RECORDS PROVIDED:
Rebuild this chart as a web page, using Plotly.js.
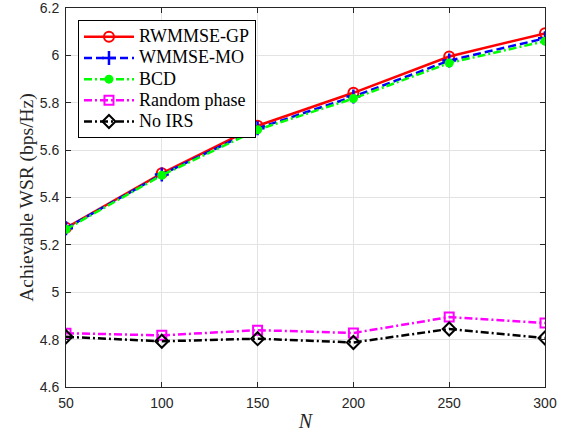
<!DOCTYPE html>
<html>
<head>
<meta charset="utf-8">
<script src="https://cdn.plot.ly/plotly-3.0.1.min.js"></script>
<style>html,body{margin:0;padding:0;background:#fff;}#chart{width:567px;height:435px;}</style>
</head>
<body>
<div id="chart"></div>
<script>
const N = [50, 100, 150, 200, 250, 300];
const seriesNames = ['RWMMSE-GP', 'WMMSE-MO', 'BCD', 'Random phase', 'No IRS'];
const rwmmseGP = [5.272, 5.502, 5.703, 5.842, 5.995, 6.093];
const wmmseMO = [5.270, 5.497, 5.692, 5.826, 5.978, 6.072];
const bcd = [5.266, 5.494, 5.686, 5.818, 5.968, 6.060];
const randomPhase = [4.827, 4.818, 4.840, 4.828, 4.895, 4.870];
const noIRS = [4.812, 4.793, 4.804, 4.788, 4.845, 4.807];

const lbl = s => '<span style="font-size:18px">' + s + '</span>';

const traces = [
  {x: N, y: rwmmseGP, name: lbl(seriesNames[0]), mode: 'lines+markers',
   line: {color: '#ff0000', width: 2.5, dash: 'solid'},
   marker: {symbol: 'circle-open', size: 10, color: '#ff0000', line: {width: 2, color: '#ff0000'}}},
  {x: N, y: wmmseMO, name: lbl(seriesNames[1]), mode: 'lines+markers',
   line: {color: '#0000ff', width: 2.5, dash: '8px,4px'},
   marker: {symbol: 'cross-thin-open', size: 10, color: '#0000ff', line: {width: 2.5, color: '#0000ff'}}},
  {x: N, y: bcd, name: lbl(seriesNames[2]), mode: 'lines+markers',
   line: {color: '#00ff00', width: 2.5, dash: '8px,3px,2px,3px'},
   marker: {symbol: 'circle', size: 9, color: '#00ff00'}},
  {x: N, y: randomPhase, name: lbl(seriesNames[3]), mode: 'lines+markers',
   line: {color: '#ff00ff', width: 2.5, dash: '8px,3px,2px,3px'},
   marker: {symbol: 'square-open', size: 9, color: '#ff00ff', line: {width: 2, color: '#ff00ff'}}},
  {x: N, y: noIRS, name: lbl(seriesNames[4]), mode: 'lines+markers',
   line: {color: '#000000', width: 2.5, dash: '8px,3px,2px,3px'},
   marker: {symbol: 'diamond-open', size: 10, color: '#000000', line: {width: 2, color: '#000000'}}}
];

const layout = {
  width: 567, height: 435,
  margin: {l: 66, r: 22, t: 8, b: 48},
  paper_bgcolor: '#ffffff', plot_bgcolor: '#ffffff',
  showlegend: true,
  legend: {x: 0.025, y: 0.968, xanchor: 'left', yanchor: 'top',
    bgcolor: '#ffffff', bordercolor: '#000000', borderwidth: 1,
    font: {family: 'Liberation Serif, Times New Roman, serif', size: 14, color: '#000'},
    tracegroupgap: 0, itemwidth: 50},
  xaxis: {range: [50, 300], tickvals: N, ticktext: ['50','100','150','200','250','300'],
    showgrid: true, gridcolor: '#e3e3e3', gridwidth: 1,
    showline: true, linecolor: '#262626', linewidth: 1, mirror: 'ticks',
    ticks: 'inside', ticklen: 5, tickcolor: '#262626', zeroline: false, ticklabelstandoff: 3,
    ticklabeloverflow: 'allow',
    tickfont: {family: 'Liberation Sans, Arial, sans-serif', size: 14, color: '#262626'},
    title: {text: '<i>N</i>', font: {family: 'Liberation Serif, Times New Roman, serif', size: 20, color: '#262626'}, standoff: 4}},
  yaxis: {range: [4.6, 6.2], dtick: 0.2, tick0: 4.6,
    showgrid: true, gridcolor: '#e3e3e3', gridwidth: 1,
    showline: true, linecolor: '#262626', linewidth: 1, mirror: 'ticks',
    ticks: 'inside', ticklen: 5, tickcolor: '#262626', zeroline: false, ticklabelstandoff: 3,
    ticklabeloverflow: 'allow',
    tickfont: {family: 'Liberation Sans, Arial, sans-serif', size: 14, color: '#262626'},
    title: {text: 'Achievable WSR (bps/Hz)', font: {family: 'Liberation Serif, Times New Roman, serif', size: 19.5, color: '#262626'}, standoff: 0}}
};

Plotly.newPlot('chart', traces, layout, {displayModeBar: false, staticPlot: true});
</script>
</body>
</html>
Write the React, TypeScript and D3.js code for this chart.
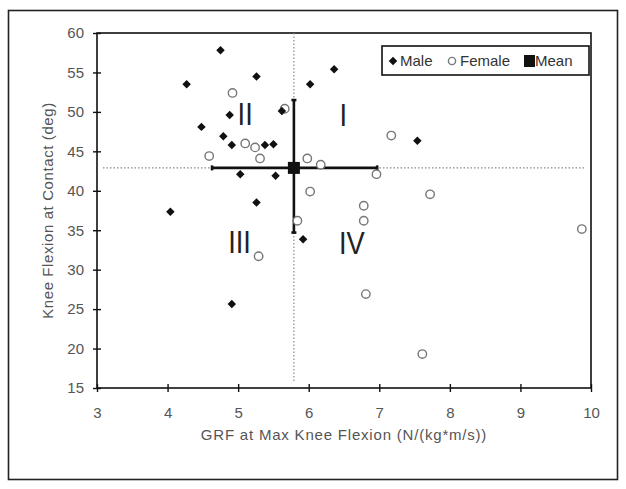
import React, { useRef, useEffect } from 'react';
import * as d3 from 'd3';

// GRF at max knee flexion (N/(kg*m/s)) vs knee flexion at contact (deg)
const maleX = [4.75, 4.27, 5.26, 6.02, 6.36, 4.88, 5.62, 4.48, 4.79, 4.91, 5.38, 5.50, 5.03, 5.53, 4.04, 5.26, 5.92, 4.91, 7.54];
const maleY = [57.8, 53.5, 54.5, 53.5, 55.4, 49.6, 50.1, 48.1, 46.9, 45.8, 45.8, 45.9, 42.1, 41.9, 37.35, 38.5, 33.85, 25.65, 46.35];

const femaleX = [4.92, 5.66, 4.59, 5.10, 5.24, 5.31, 5.98, 6.17, 6.02, 7.17, 6.96, 7.72, 5.84, 5.29, 6.78, 6.78, 9.87, 6.81, 7.61];
const femaleY = [52.4, 50.4, 44.4, 46.0, 45.5, 44.1, 44.1, 43.3, 39.9, 47.0, 42.1, 39.55, 36.2, 31.7, 38.1, 36.2, 35.15, 26.9, 19.3];

const meanX = 5.79;
const meanY = 42.9;
const errX = [4.63, 6.97];
const errY = [34.7, 51.5];

const xTicks = [3, 4, 5, 6, 7, 8, 9, 10];
const yTicks = [15, 20, 25, 30, 35, 40, 45, 50, 55, 60];

const quadLabels = ['I', 'II', 'III', 'IV'];
const quadX = [6.49, 5.10, 5.02, 6.61];
const quadY = [48.2, 48.3, 32.1, 32.0];

const W = 626;
const H = 489;

const App = () => {
  const svgRef = useRef<SVGSVGElement>(null);

  useEffect(() => {
    const svg = d3.select(svgRef.current);
    svg.selectAll('*').remove();

    const margin = { top: 33, right: 35, bottom: 101, left: 97 };
    const innerW = W - margin.left - margin.right;
    const innerH = H - margin.top - margin.bottom;
    const font = 'Liberation Sans, Arial, sans-serif';

    // outer frame
    svg.append('rect')
      .attr('x', 8.5).attr('y', 10.5)
      .attr('width', 609).attr('height', 469)
      .attr('fill', 'white')
      .attr('stroke', '#222')
      .attr('stroke-width', 1.6);

    const g = svg.append('g')
      .attr('transform', `translate(${margin.left},${margin.top})`);

    const x = d3.scaleLinear().domain([3, 10]).range([0, innerW]);
    const y = d3.scaleLinear().domain([15, 60]).range([innerH, 0]);

    // plot box
    g.append('rect')
      .attr('width', innerW).attr('height', innerH)
      .attr('fill', 'none')
      .attr('stroke', '#111')
      .attr('stroke-width', 1.6);

    // axes with ticks crossing the line
    const xAxis = g.append('g')
      .attr('transform', `translate(0,${innerH})`)
      .call(d3.axisBottom(x).tickValues(xTicks).tickSize(4).tickPadding(15).tickFormat(d3.format('d')));
    xAxis.select('.domain').remove();
    xAxis.selectAll('.tick line').attr('y1', -4).attr('stroke', '#111').attr('stroke-width', 1.4);
    xAxis.selectAll('.tick text')
      .attr('font-family', font).attr('font-size', 15).attr('fill', '#555');

    const yAxis = g.append('g')
      .call(d3.axisLeft(y).tickValues(yTicks).tickSize(4).tickPadding(9).tickFormat(d3.format('d')));
    yAxis.select('.domain').remove();
    yAxis.selectAll('.tick line').attr('x1', 4).attr('x2', -4).attr('stroke', '#111').attr('stroke-width', 1.4);
    yAxis.selectAll('.tick text')
      .attr('font-family', font).attr('font-size', 15).attr('fill', '#555');

    // dotted mean reference lines
    g.append('line')
      .attr('x1', x(meanX)).attr('x2', x(meanX))
      .attr('y1', 0).attr('y2', innerH - 6)
      .attr('stroke', '#888').attr('stroke-width', 1.2)
      .attr('stroke-dasharray', '1.5,2');
    g.append('line')
      .attr('x1', 6).attr('x2', innerW - 6)
      .attr('y1', y(meanY)).attr('y2', y(meanY))
      .attr('stroke', '#888').attr('stroke-width', 1.2)
      .attr('stroke-dasharray', '1.5,2');

    // quadrant labels
    g.selectAll('.quad')
      .data(quadLabels)
      .enter()
      .append('text')
      .attr('class', 'quad')
      .attr('transform', (d, i) => `translate(${x(quadX[i])},${y(quadY[i])}) scale(0.88,1)`)
      .attr('text-anchor', 'middle')
      .attr('font-family', font)
      .attr('font-size', 31)
      .attr('fill', '#222')
      .text(d => d);

    // error bars
    const eb = g.append('g').attr('stroke', '#111').attr('stroke-width', 2.6);
    eb.append('line')
      .attr('x1', x(errX[0])).attr('x2', x(errX[1]))
      .attr('y1', y(meanY)).attr('y2', y(meanY));
    eb.append('line')
      .attr('x1', x(meanX)).attr('x2', x(meanX))
      .attr('y1', y(errY[0])).attr('y2', y(errY[1]));
    errX.forEach(v => {
      eb.append('line')
        .attr('x1', x(v)).attr('x2', x(v))
        .attr('y1', y(meanY) - 2.5).attr('y2', y(meanY) + 2.5);
    });
    errY.forEach(v => {
      eb.append('line')
        .attr('x1', x(meanX) - 2.5).attr('x2', x(meanX) + 2.5)
        .attr('y1', y(v)).attr('y2', y(v));
    });

    const diamond = d3.symbol().type(d3.symbolDiamond2).size(46);

    // female points
    g.selectAll('.female')
      .data(femaleX)
      .enter()
      .append('circle')
      .attr('class', 'female')
      .attr('cx', d => x(d))
      .attr('cy', (d, i) => y(femaleY[i]))
      .attr('r', 4.2)
      .attr('fill', 'white')
      .attr('stroke', '#777')
      .attr('stroke-width', 1.4);

    // male points
    g.selectAll('.male')
      .data(maleX)
      .enter()
      .append('path')
      .attr('class', 'male')
      .attr('d', diamond)
      .attr('transform', (d, i) => `translate(${x(d)},${y(maleY[i])})`)
      .attr('fill', '#111');

    // mean marker
    g.append('rect')
      .attr('x', x(meanX) - 6).attr('y', y(meanY) - 6)
      .attr('width', 12).attr('height', 12)
      .attr('fill', '#111');

    // axis titles
    svg.append('text')
      .attr('x', margin.left + innerW / 2)
      .attr('y', 440)
      .attr('text-anchor', 'middle')
      .attr('font-family', font).attr('font-size', 15).attr('fill', '#555')
      .attr('letter-spacing', 0.8)
      .text('GRF at Max Knee Flexion (N/(kg*m/s))');

    svg.append('text')
      .attr('transform', `translate(53,${margin.top + innerH / 2}) rotate(-90)`)
      .attr('text-anchor', 'middle')
      .attr('font-family', font).attr('font-size', 15).attr('fill', '#555')
      .attr('letter-spacing', 0.6)
      .text('Knee Flexion at Contact (deg)');

    // legend
    const lg = svg.append('g').attr('transform', 'translate(382,46)');
    lg.append('rect')
      .attr('width', 207).attr('height', 29)
      .attr('fill', 'white')
      .attr('stroke', '#111').attr('stroke-width', 1.6);
    lg.append('path')
      .attr('d', diamond)
      .attr('transform', 'translate(11,15)')
      .attr('fill', '#111');
    lg.append('text').attr('x', 18).attr('y', 20)
      .attr('font-family', font).attr('font-size', 15).attr('fill', '#333')
      .text('Male');
    lg.append('circle')
      .attr('cx', 70).attr('cy', 15).attr('r', 3.6)
      .attr('fill', 'white').attr('stroke', '#777').attr('stroke-width', 1.4);
    lg.append('text').attr('x', 78).attr('y', 20)
      .attr('font-family', font).attr('font-size', 15).attr('fill', '#333')
      .text('Female');
    lg.append('rect')
      .attr('x', 142).attr('y', 9).attr('width', 11).attr('height', 12)
      .attr('fill', '#111');
    lg.append('text').attr('x', 153).attr('y', 20)
      .attr('font-family', font).attr('font-size', 15).attr('fill', '#333')
      .text('Mean');
  }, []);

  return (
    <svg
      ref={svgRef}
      width={W}
      height={H}
      style={{ position: 'absolute', left: 0, top: 0, background: 'white' }}
    ></svg>
  );
};

export default App;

DESCRIPTION OF THE TASK:
Retype, word for word, only the lines from the one containing "Write the React, TypeScript" through the one containing "const font = 'Liberation", both included, and leave out any pictures.

REPLY TO THE EXERCISE:
Write the React, TypeScript and D3.js code for this chart.
import React, { useRef, useEffect } from 'react';
import * as d3 from 'd3';

// GRF at max knee flexion (N/(kg*m/s)) vs knee flexion at contact (deg)
const maleX = [4.75, 4.27, 5.26, 6.02, 6.36, 4.88, 5.62, 4.48, 4.79, 4.91, 5.38, 5.50, 5.03, 5.53, 4.04, 5.26, 5.92, 4.91, 7.54];
const maleY = [57.8, 53.5, 54.5, 53.5, 55.4, 49.6, 50.1, 48.1, 46.9, 45.8, 45.8, 45.9, 42.1, 41.9, 37.35, 38.5, 33.85, 25.65, 46.35];

const femaleX = [4.92, 5.66, 4.59, 5.10, 5.24, 5.31, 5.98, 6.17, 6.02, 7.17, 6.96, 7.72, 5.84, 5.29, 6.78, 6.78, 9.87, 6.81, 7.61];
const femaleY = [52.4, 50.4, 44.4, 46.0, 45.5, 44.1, 44.1, 43.3, 39.9, 47.0, 42.1, 39.55, 36.2, 31.7, 38.1, 36.2, 35.15, 26.9, 19.3];

const meanX = 5.79;
const meanY = 42.9;
const errX = [4.63, 6.97];
const errY = [34.7, 51.5];

const xTicks = [3, 4, 5, 6, 7, 8, 9, 10];
const yTicks = [15, 20, 25, 30, 35, 40, 45, 50, 55, 60];

const quadLabels = ['I', 'II', 'III', 'IV'];
const quadX = [6.49, 5.10, 5.02, 6.61];
const quadY = [48.2, 48.3, 32.1, 32.0];

const W = 626;
const H = 489;

const App = () => {
  const svgRef = useRef<SVGSVGElement>(null);

  useEffect(() => {
    const svg = d3.select(svgRef.current);
    svg.selectAll('*').remove();

    const margin = { top: 33, right: 35, bottom: 101, left: 97 };
    const innerW = W - margin.left - margin.right;
    const innerH = H - margin.top - margin.bottom;
    const font = 'Liberation Sans, Arial, sans-serif';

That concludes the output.